_Task input_:

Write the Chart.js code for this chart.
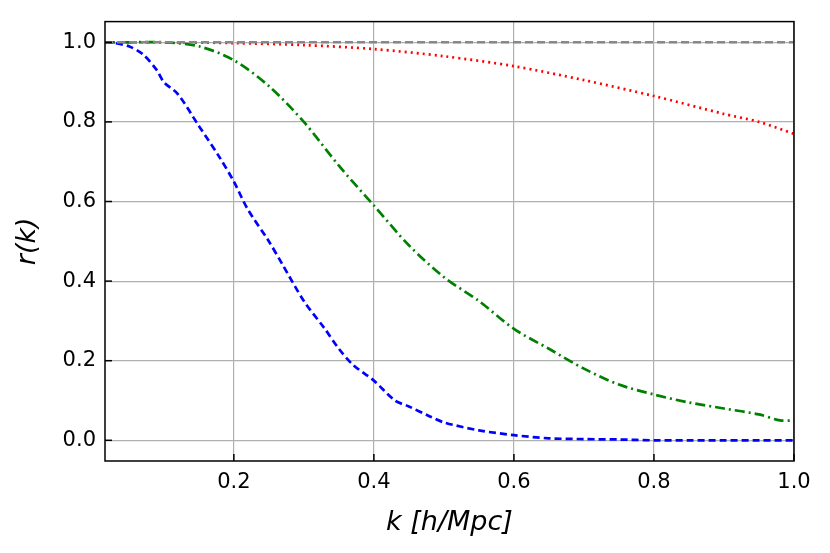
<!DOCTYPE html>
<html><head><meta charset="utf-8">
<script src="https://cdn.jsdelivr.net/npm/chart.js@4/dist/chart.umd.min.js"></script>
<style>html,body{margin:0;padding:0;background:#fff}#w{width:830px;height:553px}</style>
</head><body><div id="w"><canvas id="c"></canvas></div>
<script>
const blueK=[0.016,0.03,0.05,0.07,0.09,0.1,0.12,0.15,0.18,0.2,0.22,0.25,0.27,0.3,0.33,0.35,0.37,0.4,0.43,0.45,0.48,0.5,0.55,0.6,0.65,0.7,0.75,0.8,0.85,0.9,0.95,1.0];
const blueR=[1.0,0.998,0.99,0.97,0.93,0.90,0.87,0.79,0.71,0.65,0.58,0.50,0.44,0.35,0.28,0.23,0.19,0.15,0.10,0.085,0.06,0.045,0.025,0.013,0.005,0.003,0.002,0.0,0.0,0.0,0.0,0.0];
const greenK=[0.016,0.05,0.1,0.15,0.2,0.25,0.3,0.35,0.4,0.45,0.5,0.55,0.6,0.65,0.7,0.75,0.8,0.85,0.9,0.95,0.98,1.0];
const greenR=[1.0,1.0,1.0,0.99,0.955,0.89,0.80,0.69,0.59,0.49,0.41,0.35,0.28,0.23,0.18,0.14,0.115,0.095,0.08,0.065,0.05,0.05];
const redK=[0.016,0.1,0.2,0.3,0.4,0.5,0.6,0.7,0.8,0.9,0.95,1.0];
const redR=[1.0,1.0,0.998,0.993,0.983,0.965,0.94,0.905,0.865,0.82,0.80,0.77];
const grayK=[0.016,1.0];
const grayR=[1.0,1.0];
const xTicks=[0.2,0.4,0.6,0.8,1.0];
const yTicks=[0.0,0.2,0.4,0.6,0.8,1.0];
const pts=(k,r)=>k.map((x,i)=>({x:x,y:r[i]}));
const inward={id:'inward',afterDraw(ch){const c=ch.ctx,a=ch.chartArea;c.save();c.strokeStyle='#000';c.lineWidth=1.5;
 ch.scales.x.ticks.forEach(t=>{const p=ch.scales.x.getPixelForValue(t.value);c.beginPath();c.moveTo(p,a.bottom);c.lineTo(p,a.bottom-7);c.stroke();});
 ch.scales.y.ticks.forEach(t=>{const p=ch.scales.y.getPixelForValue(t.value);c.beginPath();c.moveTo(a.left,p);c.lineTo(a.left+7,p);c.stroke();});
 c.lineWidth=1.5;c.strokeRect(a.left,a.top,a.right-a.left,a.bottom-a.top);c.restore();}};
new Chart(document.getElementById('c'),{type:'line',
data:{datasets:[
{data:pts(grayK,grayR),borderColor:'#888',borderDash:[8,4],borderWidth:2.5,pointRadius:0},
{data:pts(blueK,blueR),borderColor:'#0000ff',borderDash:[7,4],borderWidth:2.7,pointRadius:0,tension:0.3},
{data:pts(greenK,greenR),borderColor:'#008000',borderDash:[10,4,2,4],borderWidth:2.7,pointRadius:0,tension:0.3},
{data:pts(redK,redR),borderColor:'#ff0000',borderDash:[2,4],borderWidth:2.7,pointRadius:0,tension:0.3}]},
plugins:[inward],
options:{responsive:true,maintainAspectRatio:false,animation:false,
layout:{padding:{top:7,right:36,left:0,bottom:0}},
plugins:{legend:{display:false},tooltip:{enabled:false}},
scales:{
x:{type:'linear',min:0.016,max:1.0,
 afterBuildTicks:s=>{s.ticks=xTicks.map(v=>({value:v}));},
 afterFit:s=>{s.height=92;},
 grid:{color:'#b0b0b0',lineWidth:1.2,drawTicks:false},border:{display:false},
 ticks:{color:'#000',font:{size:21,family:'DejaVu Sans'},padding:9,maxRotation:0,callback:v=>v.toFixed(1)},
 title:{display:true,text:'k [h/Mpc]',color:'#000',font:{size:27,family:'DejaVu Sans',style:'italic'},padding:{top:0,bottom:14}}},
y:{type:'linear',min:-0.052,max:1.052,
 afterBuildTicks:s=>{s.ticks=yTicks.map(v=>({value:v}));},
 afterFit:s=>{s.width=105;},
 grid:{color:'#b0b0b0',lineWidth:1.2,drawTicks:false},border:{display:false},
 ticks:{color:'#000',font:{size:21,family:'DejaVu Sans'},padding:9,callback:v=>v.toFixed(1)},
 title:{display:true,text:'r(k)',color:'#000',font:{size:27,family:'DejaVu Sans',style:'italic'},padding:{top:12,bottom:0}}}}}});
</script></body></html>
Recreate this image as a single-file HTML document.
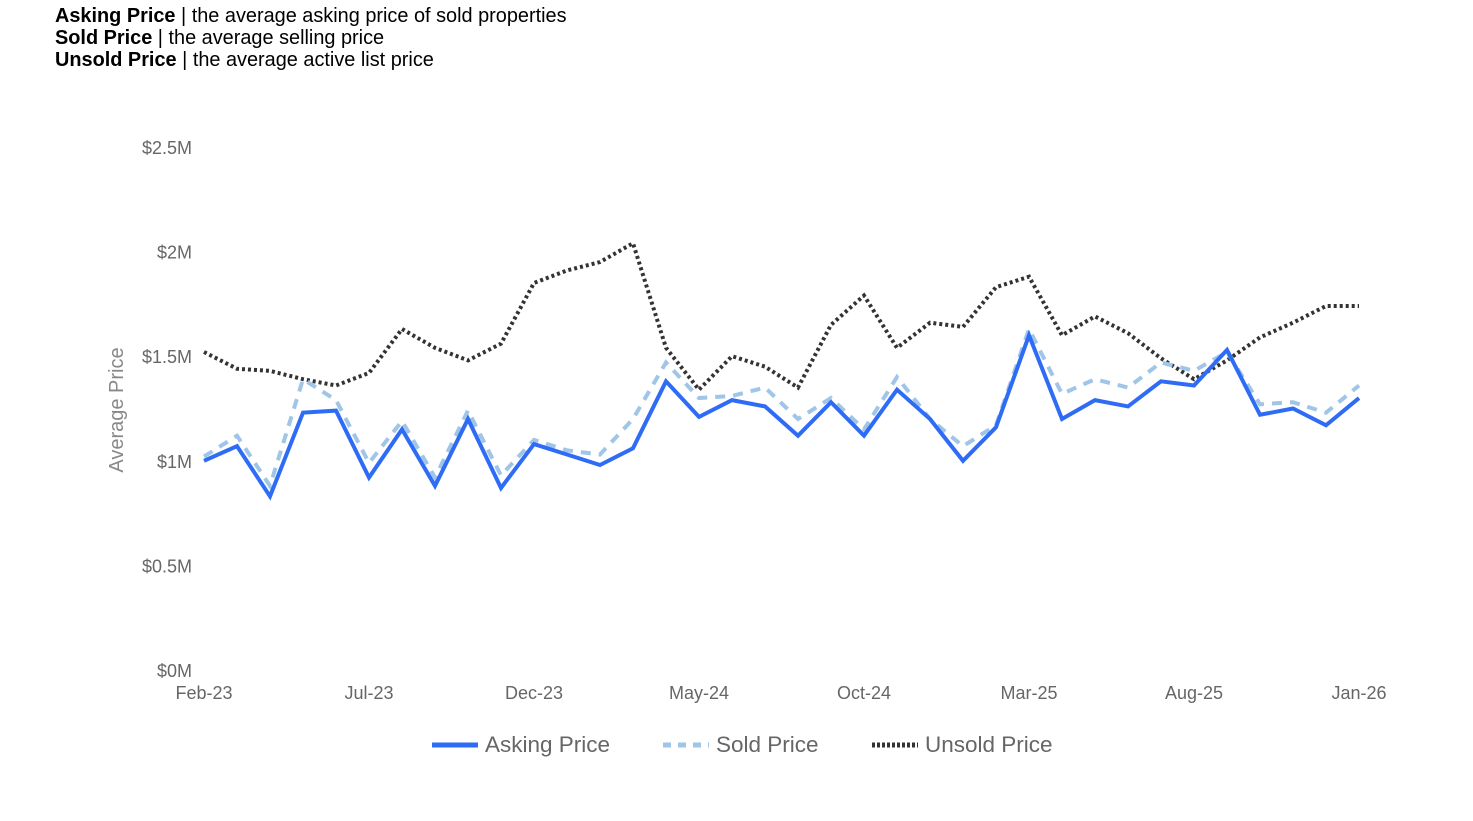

_What is required_: Read through the entries and copy every line that includes "document".

_Solved exercise_:
new Chart(document.getElementById('c'),{type:'line',
Recreate this image as a single-file HTML document.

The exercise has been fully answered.